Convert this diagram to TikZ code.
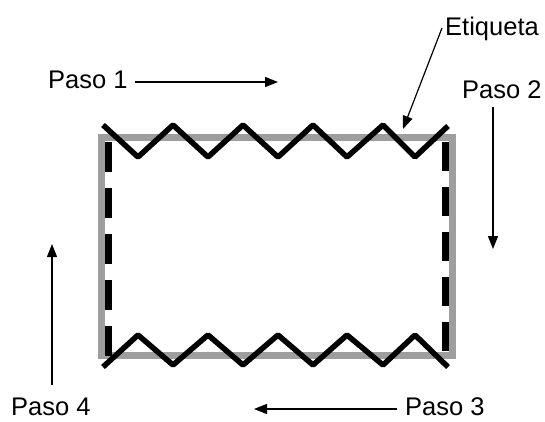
\documentclass[tikz,border=0pt]{standalone}
\usepackage{fontspec}
\setmainfont{Liberation Sans}
\usetikzlibrary{arrows.meta}
\begin{document}
\begin{tikzpicture}[x=1pt,y=-1pt,
  lbl/.style={anchor=base west,inner sep=0pt,font=\fontsize{25.5}{30}\selectfont},
  arr/.style={line width=1.2pt,-{Triangle[length=13pt,width=10pt]}},
  grayframe/.style={draw=black!38,line width=7pt},
  dashline/.style={draw=black,line width=7pt,dash pattern=on 30pt off 16pt},
  zig/.style={draw=black,line width=5.5pt,line join=bevel}]
\useasboundingbox (0,0) rectangle (545,421);
\fill[white] (0,0) rectangle (545,421);
% gray frame
\draw[grayframe] (101,137) rectangle (452.5,355);
% dashed sides
\draw[dashline] (108.5,142) -- (108.5,358);
\draw[dashline,dash pattern=on 29pt off 16pt] (445.5,142) -- (445.5,351);
% zigzags
\draw[zig] (103,125) -- (138,157) -- (173,125) -- (208,157) -- (243,125) -- (278,157)
  -- (313,125) -- (347,157) -- (383,125) -- (415,157) -- (448,126);
\draw[zig] (103,367) -- (138,335) -- (173,365) -- (208,335) -- (243,365) -- (278,335)
  -- (313,365) -- (347,335) -- (383,365) -- (415,335) -- (448,367);
% labels
\node[lbl] (p1) at (48,88) {Paso 1};
\node[lbl] (et) at (445,35) {Etiqueta};
\node[lbl] (p2) at (462,98) {Paso 2};
\node[lbl] (p4) at (11,415) {Paso 4};
\node[lbl] (p3) at (405,415) {Paso 3};
% arrow ends
\coordinate (a1s) at (135,82);
\coordinate (a1e) at (278,82);
\coordinate (ets) at (442,28);
\coordinate (ete) at (403,129);
\coordinate (a2s) at (493,107);
\coordinate (a2e) at (493,249);
\coordinate (a3s) at (397,409);
\coordinate (a3e) at (254,409);
\coordinate (a4s) at (52,385);
\coordinate (a4e) at (52,244);
\draw[arr] (a1s) -- (a1e);
\draw[arr] (ets) -- (ete);
\draw[arr] (a2s) -- (a2e);
\draw[arr] (a3s) -- (a3e);
\draw[arr] (a4s) -- (a4e);
\end{tikzpicture}
\end{document}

REQUIREMENTS => Go through the listing above and write it out again exactly, dropping the pictures.

SOLUTION TO THIS TASK =>
Convert this diagram to TikZ code.
\documentclass[tikz,border=0pt]{standalone}
\usepackage{fontspec}
\setmainfont{Liberation Sans}
\usetikzlibrary{arrows.meta}
\begin{document}
\begin{tikzpicture}[x=1pt,y=-1pt,
  lbl/.style={anchor=base west,inner sep=0pt,font=\fontsize{25.5}{30}\selectfont},
  arr/.style={line width=1.2pt,-{Triangle[length=13pt,width=10pt]}},
  grayframe/.style={draw=black!38,line width=7pt},
  dashline/.style={draw=black,line width=7pt,dash pattern=on 30pt off 16pt},
  zig/.style={draw=black,line width=5.5pt,line join=bevel}]
\useasboundingbox (0,0) rectangle (545,421);
\fill[white] (0,0) rectangle (545,421);
% gray frame
\draw[grayframe] (101,137) rectangle (452.5,355);
% dashed sides
\draw[dashline] (108.5,142) -- (108.5,358);
\draw[dashline,dash pattern=on 29pt off 16pt] (445.5,142) -- (445.5,351);
% zigzags
\draw[zig] (103,125) -- (138,157) -- (173,125) -- (208,157) -- (243,125) -- (278,157)
  -- (313,125) -- (347,157) -- (383,125) -- (415,157) -- (448,126);
\draw[zig] (103,367) -- (138,335) -- (173,365) -- (208,335) -- (243,365) -- (278,335)
  -- (313,365) -- (347,335) -- (383,365) -- (415,335) -- (448,367);
% labels
\node[lbl] (p1) at (48,88) {Paso 1};
\node[lbl] (et) at (445,35) {Etiqueta};
\node[lbl] (p2) at (462,98) {Paso 2};
\node[lbl] (p4) at (11,415) {Paso 4};
\node[lbl] (p3) at (405,415) {Paso 3};
% arrow ends
\coordinate (a1s) at (135,82);
\coordinate (a1e) at (278,82);
\coordinate (ets) at (442,28);
\coordinate (ete) at (403,129);
\coordinate (a2s) at (493,107);
\coordinate (a2e) at (493,249);
\coordinate (a3s) at (397,409);
\coordinate (a3e) at (254,409);
\coordinate (a4s) at (52,385);
\coordinate (a4e) at (52,244);
\draw[arr] (a1s) -- (a1e);
\draw[arr] (ets) -- (ete);
\draw[arr] (a2s) -- (a2e);
\draw[arr] (a3s) -- (a3e);
\draw[arr] (a4s) -- (a4e);
\end{tikzpicture}
\end{document}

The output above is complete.